DATASET EXCERPTS =
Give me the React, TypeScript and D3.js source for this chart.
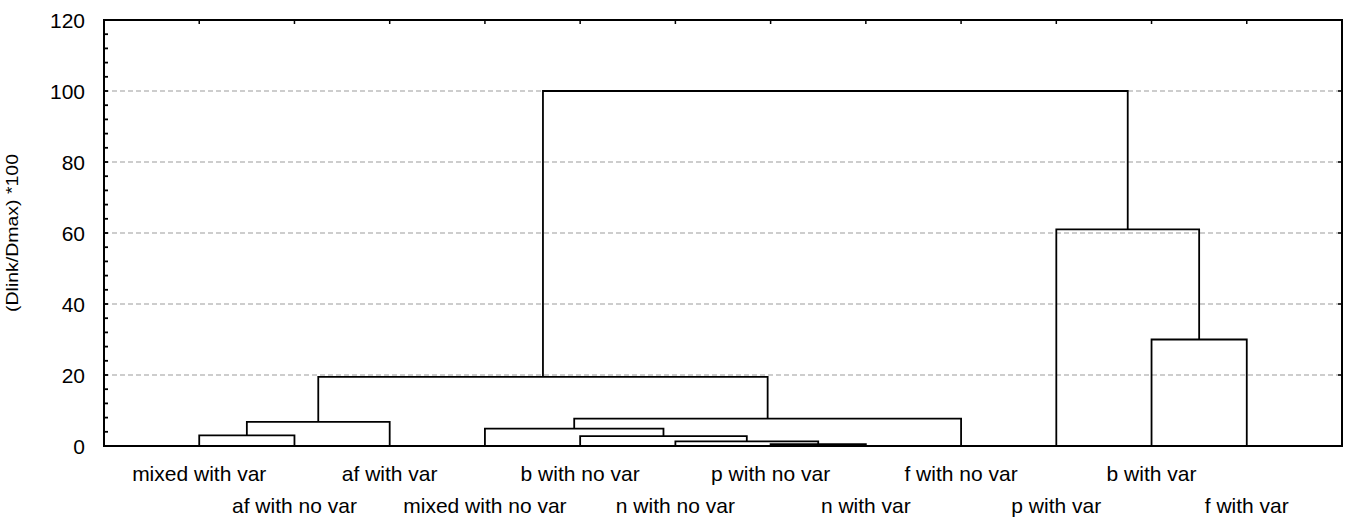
---
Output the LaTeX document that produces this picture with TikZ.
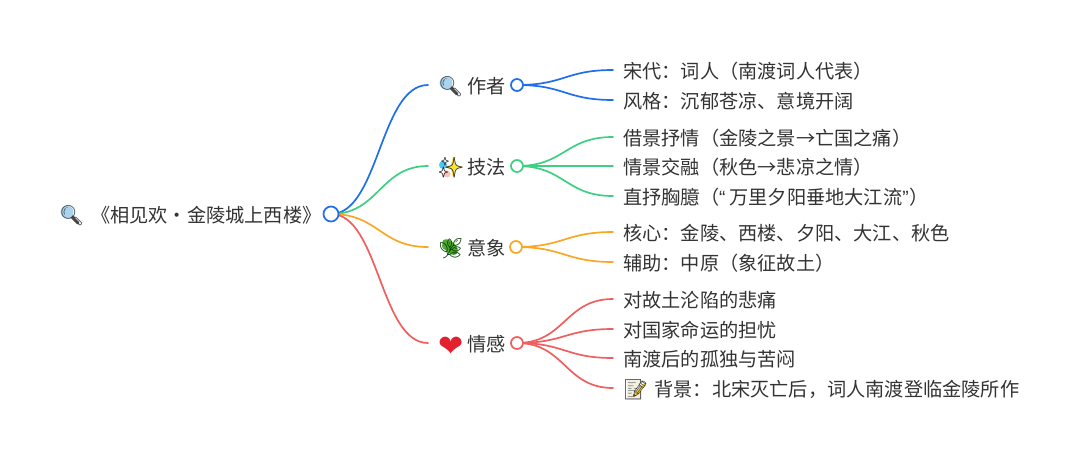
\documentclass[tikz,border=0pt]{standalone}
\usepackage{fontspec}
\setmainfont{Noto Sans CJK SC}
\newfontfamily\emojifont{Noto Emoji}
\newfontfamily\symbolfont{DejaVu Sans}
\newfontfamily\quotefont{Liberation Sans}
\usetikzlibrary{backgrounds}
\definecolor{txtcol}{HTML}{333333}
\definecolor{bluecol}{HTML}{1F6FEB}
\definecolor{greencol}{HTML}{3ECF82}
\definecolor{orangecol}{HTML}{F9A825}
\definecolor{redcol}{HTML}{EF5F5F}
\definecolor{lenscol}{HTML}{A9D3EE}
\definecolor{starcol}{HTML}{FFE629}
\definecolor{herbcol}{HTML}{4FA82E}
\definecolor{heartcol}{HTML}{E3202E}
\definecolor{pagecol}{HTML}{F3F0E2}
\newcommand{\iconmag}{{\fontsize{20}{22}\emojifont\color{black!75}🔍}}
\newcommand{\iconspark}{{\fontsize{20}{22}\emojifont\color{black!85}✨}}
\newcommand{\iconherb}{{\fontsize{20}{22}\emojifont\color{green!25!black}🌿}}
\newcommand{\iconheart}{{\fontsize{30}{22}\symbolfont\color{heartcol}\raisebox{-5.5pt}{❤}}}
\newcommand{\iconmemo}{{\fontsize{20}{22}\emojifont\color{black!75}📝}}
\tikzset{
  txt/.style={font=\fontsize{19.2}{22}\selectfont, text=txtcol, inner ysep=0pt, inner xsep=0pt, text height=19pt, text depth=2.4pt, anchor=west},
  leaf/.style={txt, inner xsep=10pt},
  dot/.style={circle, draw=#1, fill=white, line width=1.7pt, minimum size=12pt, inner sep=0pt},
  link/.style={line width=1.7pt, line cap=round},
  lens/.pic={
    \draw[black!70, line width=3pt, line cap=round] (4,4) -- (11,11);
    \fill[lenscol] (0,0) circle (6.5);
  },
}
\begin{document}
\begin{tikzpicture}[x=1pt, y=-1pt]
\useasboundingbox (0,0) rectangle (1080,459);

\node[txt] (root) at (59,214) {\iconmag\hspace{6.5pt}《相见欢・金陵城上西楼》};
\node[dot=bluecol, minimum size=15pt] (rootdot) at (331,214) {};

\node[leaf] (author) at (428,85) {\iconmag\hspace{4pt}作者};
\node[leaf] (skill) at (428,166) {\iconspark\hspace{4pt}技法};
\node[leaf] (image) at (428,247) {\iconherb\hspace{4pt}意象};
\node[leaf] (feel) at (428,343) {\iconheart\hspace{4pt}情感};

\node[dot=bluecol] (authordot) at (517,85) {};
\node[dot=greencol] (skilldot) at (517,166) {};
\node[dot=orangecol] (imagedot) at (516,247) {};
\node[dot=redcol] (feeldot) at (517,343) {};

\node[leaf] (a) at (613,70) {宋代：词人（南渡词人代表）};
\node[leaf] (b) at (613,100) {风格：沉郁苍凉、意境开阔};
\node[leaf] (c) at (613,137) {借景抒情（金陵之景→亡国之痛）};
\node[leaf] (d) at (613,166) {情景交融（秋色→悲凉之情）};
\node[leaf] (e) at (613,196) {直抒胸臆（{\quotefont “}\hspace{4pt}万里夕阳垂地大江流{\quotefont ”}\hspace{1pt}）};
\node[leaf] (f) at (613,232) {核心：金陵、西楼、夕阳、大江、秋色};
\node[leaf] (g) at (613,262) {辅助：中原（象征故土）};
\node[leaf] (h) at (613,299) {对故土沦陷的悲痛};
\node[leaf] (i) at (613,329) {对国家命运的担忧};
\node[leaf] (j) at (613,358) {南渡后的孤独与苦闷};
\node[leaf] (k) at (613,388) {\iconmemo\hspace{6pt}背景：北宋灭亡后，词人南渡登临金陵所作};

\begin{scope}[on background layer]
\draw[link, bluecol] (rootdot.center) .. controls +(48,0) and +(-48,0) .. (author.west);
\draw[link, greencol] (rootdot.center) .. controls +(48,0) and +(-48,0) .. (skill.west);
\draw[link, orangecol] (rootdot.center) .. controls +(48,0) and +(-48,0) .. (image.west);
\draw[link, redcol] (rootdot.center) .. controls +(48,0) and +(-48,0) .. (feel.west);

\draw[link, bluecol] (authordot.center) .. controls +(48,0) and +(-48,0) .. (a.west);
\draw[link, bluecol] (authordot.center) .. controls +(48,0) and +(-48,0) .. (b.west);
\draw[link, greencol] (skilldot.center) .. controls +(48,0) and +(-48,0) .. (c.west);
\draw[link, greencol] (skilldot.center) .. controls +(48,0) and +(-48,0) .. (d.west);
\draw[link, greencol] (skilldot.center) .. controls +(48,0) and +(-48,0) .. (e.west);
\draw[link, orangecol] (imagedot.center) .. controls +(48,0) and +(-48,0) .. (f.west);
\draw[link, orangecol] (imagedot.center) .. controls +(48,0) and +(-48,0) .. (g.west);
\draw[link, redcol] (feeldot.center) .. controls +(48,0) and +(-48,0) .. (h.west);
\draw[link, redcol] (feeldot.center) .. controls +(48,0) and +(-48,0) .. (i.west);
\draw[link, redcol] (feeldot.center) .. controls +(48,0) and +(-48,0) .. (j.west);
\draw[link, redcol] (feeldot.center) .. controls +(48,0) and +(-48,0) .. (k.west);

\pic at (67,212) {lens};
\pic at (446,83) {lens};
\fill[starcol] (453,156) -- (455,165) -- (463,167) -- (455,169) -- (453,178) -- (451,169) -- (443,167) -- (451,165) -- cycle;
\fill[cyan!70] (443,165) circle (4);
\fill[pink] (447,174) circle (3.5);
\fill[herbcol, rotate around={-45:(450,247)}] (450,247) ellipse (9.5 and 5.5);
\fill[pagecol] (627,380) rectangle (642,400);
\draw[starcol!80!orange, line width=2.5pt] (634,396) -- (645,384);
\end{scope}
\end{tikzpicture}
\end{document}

WORK TO COMPLETE = Print everything from the line with "Output the LaTeX" down to the line with "minimum size=15pt] (rootdot)" in the entries above, both lines included and nothing more, without the pictures.

THE COMPLETED TASK =
Output the LaTeX document that produces this picture with TikZ.
\documentclass[tikz,border=0pt]{standalone}
\usepackage{fontspec}
\setmainfont{Noto Sans CJK SC}
\newfontfamily\emojifont{Noto Emoji}
\newfontfamily\symbolfont{DejaVu Sans}
\newfontfamily\quotefont{Liberation Sans}
\usetikzlibrary{backgrounds}
\definecolor{txtcol}{HTML}{333333}
\definecolor{bluecol}{HTML}{1F6FEB}
\definecolor{greencol}{HTML}{3ECF82}
\definecolor{orangecol}{HTML}{F9A825}
\definecolor{redcol}{HTML}{EF5F5F}
\definecolor{lenscol}{HTML}{A9D3EE}
\definecolor{starcol}{HTML}{FFE629}
\definecolor{herbcol}{HTML}{4FA82E}
\definecolor{heartcol}{HTML}{E3202E}
\definecolor{pagecol}{HTML}{F3F0E2}
\newcommand{\iconmag}{{\fontsize{20}{22}\emojifont\color{black!75}🔍}}
\newcommand{\iconspark}{{\fontsize{20}{22}\emojifont\color{black!85}✨}}
\newcommand{\iconherb}{{\fontsize{20}{22}\emojifont\color{green!25!black}🌿}}
\newcommand{\iconheart}{{\fontsize{30}{22}\symbolfont\color{heartcol}\raisebox{-5.5pt}{❤}}}
\newcommand{\iconmemo}{{\fontsize{20}{22}\emojifont\color{black!75}📝}}
\tikzset{
  txt/.style={font=\fontsize{19.2}{22}\selectfont, text=txtcol, inner ysep=0pt, inner xsep=0pt, text height=19pt, text depth=2.4pt, anchor=west},
  leaf/.style={txt, inner xsep=10pt},
  dot/.style={circle, draw=#1, fill=white, line width=1.7pt, minimum size=12pt, inner sep=0pt},
  link/.style={line width=1.7pt, line cap=round},
  lens/.pic={
    \draw[black!70, line width=3pt, line cap=round] (4,4) -- (11,11);
    \fill[lenscol] (0,0) circle (6.5);
  },
}
\begin{document}
\begin{tikzpicture}[x=1pt, y=-1pt]
\useasboundingbox (0,0) rectangle (1080,459);

\node[txt] (root) at (59,214) {\iconmag\hspace{6.5pt}《相见欢・金陵城上西楼》};
\node[dot=bluecol, minimum size=15pt] (rootdot) at (331,214) {};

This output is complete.